The exercise: Retype the entries, please, from their first line to the line containing "const stepHours = 1", exactly and only those lines, minus the pictures.

[Start of Available records]

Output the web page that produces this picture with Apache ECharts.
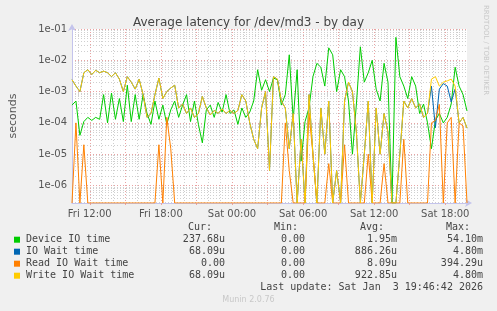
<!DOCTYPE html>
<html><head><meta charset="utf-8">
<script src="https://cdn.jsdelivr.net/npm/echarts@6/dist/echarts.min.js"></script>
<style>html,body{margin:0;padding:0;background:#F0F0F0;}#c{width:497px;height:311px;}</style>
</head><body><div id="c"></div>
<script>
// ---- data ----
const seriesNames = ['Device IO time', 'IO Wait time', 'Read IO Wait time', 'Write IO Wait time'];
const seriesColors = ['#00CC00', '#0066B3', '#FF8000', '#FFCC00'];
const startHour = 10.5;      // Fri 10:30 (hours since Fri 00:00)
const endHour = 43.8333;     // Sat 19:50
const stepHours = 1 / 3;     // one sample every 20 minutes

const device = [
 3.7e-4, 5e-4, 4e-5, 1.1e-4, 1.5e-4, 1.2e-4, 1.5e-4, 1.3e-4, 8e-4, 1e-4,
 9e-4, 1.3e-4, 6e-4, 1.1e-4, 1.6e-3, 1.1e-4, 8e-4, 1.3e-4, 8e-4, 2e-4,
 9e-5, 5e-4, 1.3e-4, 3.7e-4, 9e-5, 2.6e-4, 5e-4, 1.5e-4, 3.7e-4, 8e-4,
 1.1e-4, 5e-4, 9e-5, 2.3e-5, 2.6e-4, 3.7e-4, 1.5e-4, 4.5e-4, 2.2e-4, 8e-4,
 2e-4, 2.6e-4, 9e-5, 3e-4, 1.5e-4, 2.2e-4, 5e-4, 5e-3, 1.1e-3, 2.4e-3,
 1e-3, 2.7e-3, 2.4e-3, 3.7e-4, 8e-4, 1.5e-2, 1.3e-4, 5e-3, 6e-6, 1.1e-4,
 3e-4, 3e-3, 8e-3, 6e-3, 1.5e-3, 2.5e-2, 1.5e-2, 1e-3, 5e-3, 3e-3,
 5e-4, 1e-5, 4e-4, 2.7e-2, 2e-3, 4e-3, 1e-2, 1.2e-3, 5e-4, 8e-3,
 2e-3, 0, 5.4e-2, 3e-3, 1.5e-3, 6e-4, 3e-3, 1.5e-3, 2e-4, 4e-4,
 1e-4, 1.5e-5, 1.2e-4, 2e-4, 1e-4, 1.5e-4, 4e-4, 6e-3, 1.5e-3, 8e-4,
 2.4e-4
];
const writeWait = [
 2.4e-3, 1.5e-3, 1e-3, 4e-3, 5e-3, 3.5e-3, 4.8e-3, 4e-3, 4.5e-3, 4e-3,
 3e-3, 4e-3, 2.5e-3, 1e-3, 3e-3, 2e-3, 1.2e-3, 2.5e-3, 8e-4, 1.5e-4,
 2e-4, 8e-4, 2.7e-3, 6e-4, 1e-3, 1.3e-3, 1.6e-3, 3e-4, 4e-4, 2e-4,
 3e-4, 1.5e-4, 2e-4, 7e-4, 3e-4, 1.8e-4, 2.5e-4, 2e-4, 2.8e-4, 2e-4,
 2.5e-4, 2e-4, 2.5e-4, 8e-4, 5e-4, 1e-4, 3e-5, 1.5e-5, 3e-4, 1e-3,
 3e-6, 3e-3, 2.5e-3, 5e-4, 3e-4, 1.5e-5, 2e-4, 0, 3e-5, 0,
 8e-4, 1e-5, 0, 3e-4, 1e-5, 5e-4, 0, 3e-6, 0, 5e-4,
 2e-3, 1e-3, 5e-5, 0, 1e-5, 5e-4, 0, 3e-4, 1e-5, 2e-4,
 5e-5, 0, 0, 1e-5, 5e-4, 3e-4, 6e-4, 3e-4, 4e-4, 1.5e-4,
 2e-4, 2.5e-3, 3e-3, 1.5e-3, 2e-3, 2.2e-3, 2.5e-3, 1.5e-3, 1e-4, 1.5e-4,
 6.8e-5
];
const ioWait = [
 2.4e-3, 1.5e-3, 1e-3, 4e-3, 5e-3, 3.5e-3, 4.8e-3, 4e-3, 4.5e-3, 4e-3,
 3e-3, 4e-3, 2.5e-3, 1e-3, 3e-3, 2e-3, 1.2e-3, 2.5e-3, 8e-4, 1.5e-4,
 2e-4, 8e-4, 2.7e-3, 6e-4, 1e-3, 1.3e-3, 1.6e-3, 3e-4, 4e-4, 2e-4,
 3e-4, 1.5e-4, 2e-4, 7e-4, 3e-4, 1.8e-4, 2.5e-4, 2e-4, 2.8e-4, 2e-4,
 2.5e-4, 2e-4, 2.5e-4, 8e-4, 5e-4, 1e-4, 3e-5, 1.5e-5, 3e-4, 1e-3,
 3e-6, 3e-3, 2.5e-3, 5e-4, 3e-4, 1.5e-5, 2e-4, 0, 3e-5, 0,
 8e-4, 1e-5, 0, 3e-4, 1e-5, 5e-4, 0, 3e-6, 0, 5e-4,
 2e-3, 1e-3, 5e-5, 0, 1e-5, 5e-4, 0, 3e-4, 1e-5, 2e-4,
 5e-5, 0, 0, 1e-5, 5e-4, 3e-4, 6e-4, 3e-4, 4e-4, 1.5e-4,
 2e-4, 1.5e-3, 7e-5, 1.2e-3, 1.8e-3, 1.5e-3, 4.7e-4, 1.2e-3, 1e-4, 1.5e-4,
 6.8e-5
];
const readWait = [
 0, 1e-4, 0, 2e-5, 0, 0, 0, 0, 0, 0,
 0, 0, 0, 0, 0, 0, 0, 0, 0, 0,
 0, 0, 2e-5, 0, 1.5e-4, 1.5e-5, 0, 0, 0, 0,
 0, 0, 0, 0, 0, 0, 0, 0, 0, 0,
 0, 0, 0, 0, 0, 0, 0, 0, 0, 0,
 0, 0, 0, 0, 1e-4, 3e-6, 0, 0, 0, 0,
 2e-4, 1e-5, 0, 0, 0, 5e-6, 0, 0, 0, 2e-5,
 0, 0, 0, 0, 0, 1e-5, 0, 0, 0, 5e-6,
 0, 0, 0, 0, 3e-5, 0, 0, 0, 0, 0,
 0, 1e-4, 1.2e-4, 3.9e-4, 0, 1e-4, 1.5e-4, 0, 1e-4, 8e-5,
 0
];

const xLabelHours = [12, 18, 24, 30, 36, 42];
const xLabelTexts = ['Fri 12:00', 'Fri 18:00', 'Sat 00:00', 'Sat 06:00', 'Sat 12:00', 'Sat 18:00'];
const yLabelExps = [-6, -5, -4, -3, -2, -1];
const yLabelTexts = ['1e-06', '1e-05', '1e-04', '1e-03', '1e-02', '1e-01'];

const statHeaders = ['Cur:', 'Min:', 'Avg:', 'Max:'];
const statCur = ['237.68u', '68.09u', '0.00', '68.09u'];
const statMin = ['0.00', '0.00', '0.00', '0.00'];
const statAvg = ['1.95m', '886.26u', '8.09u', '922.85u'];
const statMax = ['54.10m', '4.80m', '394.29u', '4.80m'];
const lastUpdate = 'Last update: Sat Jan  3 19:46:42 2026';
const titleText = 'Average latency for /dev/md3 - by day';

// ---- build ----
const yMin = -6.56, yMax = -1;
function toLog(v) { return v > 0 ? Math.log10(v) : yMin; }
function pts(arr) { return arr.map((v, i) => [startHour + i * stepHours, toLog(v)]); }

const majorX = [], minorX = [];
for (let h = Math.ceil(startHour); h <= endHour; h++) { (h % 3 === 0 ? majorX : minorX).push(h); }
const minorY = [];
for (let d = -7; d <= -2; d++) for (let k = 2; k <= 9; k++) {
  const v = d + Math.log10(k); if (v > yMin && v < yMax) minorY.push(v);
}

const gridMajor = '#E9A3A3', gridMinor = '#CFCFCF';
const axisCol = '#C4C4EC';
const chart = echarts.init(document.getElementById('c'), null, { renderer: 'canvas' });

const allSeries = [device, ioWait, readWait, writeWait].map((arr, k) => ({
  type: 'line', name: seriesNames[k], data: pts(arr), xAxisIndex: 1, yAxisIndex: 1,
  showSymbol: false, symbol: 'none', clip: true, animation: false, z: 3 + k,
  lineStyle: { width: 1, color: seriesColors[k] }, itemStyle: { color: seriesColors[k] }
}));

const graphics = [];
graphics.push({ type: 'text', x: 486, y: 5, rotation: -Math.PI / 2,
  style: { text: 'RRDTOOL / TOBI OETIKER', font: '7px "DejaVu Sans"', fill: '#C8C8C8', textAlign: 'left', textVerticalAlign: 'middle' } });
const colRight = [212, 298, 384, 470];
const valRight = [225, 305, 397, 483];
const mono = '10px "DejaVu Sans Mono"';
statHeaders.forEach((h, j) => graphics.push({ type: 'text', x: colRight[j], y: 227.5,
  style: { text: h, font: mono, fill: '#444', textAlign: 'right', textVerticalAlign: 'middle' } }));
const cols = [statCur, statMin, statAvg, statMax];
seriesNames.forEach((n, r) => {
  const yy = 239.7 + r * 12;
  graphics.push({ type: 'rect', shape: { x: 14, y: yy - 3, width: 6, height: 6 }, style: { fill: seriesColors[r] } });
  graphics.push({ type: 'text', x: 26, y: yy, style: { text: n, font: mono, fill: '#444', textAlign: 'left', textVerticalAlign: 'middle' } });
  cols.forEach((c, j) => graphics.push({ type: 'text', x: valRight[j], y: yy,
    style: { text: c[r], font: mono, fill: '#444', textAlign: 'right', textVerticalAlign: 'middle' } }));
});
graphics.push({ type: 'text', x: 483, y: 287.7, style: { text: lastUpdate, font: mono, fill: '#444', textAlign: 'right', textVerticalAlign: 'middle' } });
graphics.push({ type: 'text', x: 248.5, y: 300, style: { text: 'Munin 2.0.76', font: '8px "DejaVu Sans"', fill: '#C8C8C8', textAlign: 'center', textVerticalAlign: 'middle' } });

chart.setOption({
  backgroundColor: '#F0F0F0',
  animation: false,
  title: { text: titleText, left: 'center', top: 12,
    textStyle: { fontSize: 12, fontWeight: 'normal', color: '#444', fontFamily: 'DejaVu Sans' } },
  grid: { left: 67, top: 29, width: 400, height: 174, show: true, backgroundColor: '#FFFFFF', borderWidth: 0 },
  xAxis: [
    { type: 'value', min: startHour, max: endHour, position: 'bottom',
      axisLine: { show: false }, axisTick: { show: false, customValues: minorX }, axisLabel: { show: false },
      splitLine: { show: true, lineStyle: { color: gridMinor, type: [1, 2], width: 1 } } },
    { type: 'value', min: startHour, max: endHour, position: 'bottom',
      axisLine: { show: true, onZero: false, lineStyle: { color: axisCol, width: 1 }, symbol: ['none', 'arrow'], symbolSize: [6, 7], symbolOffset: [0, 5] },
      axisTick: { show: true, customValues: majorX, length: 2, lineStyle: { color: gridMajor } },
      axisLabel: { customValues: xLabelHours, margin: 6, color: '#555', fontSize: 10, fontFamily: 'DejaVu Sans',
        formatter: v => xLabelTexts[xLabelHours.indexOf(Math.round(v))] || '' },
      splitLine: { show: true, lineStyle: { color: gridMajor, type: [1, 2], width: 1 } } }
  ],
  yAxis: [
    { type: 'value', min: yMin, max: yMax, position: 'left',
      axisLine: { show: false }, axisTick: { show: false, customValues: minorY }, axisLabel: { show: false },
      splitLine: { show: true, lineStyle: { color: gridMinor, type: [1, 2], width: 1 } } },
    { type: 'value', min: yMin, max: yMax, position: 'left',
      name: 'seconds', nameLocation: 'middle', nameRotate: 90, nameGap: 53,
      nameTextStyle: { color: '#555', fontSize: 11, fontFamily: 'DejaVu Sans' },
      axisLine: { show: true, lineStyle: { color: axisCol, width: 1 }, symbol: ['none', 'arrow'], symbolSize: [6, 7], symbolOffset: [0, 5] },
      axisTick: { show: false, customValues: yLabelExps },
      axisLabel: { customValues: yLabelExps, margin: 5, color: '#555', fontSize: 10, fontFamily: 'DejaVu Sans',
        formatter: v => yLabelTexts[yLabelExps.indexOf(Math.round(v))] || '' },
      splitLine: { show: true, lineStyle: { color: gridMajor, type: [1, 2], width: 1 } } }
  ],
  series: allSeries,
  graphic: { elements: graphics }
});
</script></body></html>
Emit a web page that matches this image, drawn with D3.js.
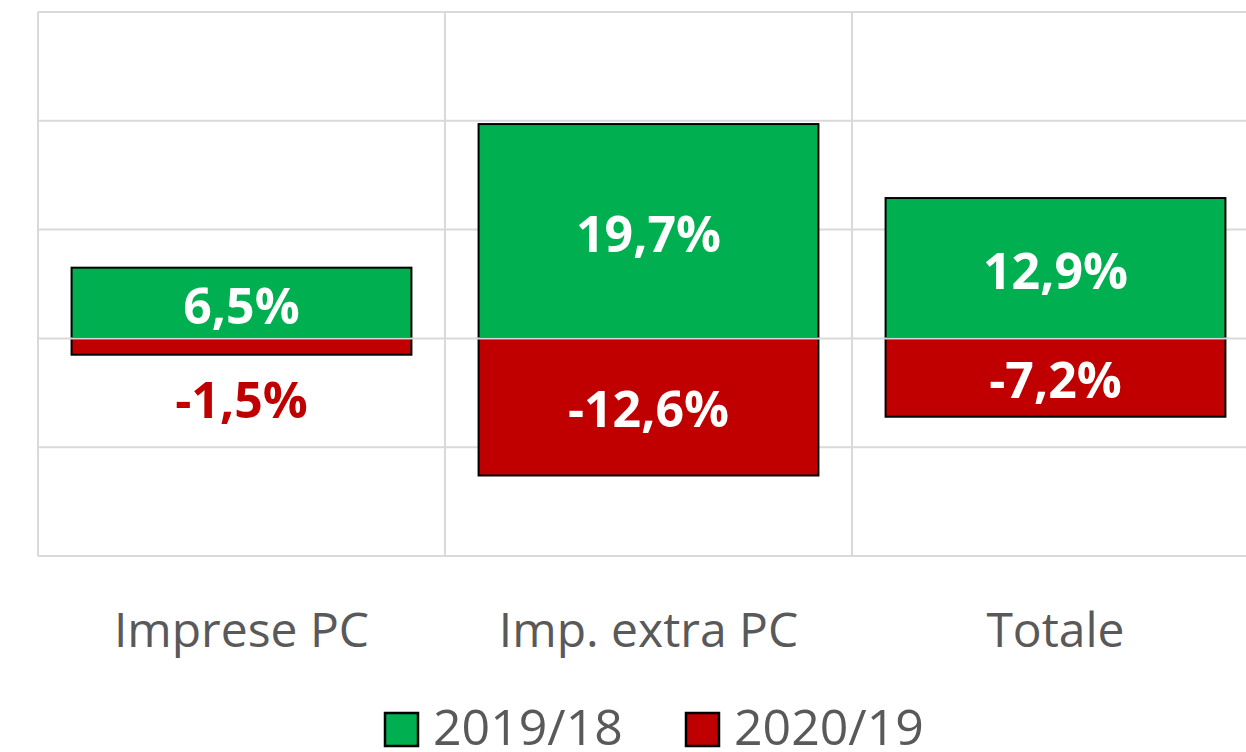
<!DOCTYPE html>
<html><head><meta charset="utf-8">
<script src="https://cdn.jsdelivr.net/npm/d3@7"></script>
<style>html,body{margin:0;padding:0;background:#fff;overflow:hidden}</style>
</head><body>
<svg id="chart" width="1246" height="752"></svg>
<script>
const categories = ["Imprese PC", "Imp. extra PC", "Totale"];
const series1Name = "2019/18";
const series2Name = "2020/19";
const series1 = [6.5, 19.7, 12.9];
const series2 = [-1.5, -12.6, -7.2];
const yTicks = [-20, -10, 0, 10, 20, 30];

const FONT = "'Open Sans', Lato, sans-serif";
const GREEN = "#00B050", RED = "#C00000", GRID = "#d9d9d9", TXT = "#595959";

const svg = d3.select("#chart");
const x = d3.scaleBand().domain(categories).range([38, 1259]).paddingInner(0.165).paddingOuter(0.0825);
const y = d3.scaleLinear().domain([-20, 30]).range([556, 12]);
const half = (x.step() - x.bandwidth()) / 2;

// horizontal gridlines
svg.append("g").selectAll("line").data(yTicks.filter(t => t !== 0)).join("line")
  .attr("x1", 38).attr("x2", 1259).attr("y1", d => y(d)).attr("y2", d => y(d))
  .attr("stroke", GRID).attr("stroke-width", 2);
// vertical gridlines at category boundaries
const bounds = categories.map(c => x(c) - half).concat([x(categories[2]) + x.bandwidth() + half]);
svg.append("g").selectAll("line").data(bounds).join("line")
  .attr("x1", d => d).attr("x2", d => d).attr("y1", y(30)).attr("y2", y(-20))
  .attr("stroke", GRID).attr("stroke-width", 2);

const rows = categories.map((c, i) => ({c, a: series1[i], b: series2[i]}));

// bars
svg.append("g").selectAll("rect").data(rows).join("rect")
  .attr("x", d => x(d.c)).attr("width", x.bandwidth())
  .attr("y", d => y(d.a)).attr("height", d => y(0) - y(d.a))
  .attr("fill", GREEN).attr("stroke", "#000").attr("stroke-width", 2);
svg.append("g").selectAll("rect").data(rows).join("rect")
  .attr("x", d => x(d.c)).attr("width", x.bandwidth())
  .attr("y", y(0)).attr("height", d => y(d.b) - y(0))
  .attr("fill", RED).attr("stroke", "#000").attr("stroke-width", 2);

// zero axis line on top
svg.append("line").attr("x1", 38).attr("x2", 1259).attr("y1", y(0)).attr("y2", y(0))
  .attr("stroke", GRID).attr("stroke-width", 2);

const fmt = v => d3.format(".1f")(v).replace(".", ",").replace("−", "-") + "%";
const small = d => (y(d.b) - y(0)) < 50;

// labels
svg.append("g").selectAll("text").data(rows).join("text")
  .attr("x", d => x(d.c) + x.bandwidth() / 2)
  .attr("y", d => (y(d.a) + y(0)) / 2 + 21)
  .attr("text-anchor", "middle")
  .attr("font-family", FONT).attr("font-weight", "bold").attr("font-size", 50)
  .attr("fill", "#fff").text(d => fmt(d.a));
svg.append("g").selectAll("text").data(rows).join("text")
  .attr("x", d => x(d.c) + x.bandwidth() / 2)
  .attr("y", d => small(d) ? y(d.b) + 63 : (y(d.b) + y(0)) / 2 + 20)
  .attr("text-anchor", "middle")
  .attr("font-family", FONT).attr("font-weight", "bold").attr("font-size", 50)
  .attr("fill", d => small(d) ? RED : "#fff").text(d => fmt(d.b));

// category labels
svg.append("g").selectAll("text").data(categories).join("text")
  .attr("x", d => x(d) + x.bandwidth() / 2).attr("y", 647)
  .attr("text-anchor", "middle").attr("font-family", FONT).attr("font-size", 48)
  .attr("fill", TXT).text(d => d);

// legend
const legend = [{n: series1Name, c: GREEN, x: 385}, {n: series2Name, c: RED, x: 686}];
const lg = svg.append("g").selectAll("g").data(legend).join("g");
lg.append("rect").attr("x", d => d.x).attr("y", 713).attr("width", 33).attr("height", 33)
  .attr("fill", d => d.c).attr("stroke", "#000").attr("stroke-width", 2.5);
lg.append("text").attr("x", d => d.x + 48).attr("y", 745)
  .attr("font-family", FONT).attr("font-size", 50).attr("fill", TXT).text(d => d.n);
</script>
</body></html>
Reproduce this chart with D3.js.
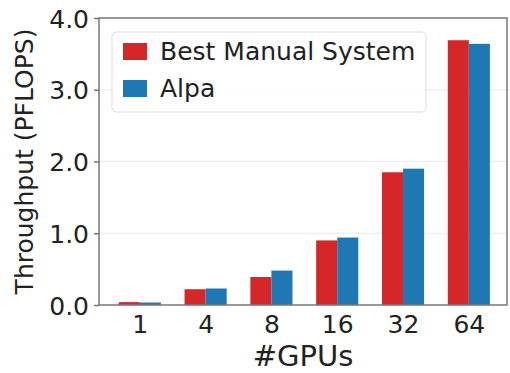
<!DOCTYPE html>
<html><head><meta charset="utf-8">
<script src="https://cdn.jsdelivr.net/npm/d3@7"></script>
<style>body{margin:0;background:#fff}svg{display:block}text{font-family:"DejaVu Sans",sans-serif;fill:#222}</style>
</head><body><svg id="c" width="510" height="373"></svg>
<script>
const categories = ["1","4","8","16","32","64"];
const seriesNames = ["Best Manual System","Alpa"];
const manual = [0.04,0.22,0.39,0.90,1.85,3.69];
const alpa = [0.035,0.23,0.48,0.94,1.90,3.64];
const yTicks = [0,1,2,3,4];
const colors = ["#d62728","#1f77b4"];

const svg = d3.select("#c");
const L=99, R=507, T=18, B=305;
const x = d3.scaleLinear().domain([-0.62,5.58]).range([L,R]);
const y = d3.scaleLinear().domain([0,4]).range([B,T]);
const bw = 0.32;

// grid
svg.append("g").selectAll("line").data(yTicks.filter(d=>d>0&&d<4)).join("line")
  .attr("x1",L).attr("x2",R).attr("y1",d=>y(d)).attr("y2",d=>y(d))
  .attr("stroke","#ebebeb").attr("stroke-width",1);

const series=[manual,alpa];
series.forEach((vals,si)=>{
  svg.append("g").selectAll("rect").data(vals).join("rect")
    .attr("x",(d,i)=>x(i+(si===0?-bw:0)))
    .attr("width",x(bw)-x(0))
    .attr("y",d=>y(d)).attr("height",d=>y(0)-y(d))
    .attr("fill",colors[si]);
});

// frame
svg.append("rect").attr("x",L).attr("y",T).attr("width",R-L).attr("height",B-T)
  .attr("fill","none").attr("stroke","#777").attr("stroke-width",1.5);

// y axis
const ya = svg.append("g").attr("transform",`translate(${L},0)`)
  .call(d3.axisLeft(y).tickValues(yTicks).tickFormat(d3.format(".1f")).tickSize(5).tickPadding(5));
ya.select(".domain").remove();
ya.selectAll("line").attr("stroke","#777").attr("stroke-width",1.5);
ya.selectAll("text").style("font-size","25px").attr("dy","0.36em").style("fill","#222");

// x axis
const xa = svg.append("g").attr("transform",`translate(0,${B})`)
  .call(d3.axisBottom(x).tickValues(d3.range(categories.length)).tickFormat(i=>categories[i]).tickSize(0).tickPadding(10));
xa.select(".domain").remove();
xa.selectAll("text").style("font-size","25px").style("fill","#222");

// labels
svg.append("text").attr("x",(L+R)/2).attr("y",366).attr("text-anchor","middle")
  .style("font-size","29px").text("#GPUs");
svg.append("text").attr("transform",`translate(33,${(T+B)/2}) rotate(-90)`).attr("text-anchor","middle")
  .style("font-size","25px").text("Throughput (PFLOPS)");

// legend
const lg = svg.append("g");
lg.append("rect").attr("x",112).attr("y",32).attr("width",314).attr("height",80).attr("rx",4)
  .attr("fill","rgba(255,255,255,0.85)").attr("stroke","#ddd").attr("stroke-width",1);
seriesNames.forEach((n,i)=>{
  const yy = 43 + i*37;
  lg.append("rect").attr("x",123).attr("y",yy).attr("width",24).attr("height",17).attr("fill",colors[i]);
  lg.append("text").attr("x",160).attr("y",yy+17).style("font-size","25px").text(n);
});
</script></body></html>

[End of Available records]

Complete answer:
Output the web page that produces this picture with Apache ECharts.
<!DOCTYPE html>
<html><head><meta charset="utf-8">
<script src="https://cdn.jsdelivr.net/npm/echarts@6/dist/echarts.min.js"></script>
<style>html,body{margin:0;padding:0;background:#F0F0F0;}#c{width:497px;height:311px;}</style>
</head><body><div id="c"></div>
<script>
// ---- data ----
const seriesNames = ['Device IO time', 'IO Wait time', 'Read IO Wait time', 'Write IO Wait time'];
const seriesColors = ['#00CC00', '#0066B3', '#FF8000', '#FFCC00'];
const startHour = 10.5;      // Fri 10:30 (hours since Fri 00:00)
const endHour = 43.8333;     // Sat 19:50
const stepHours = 1 / 3;     // one sample every 20 minutes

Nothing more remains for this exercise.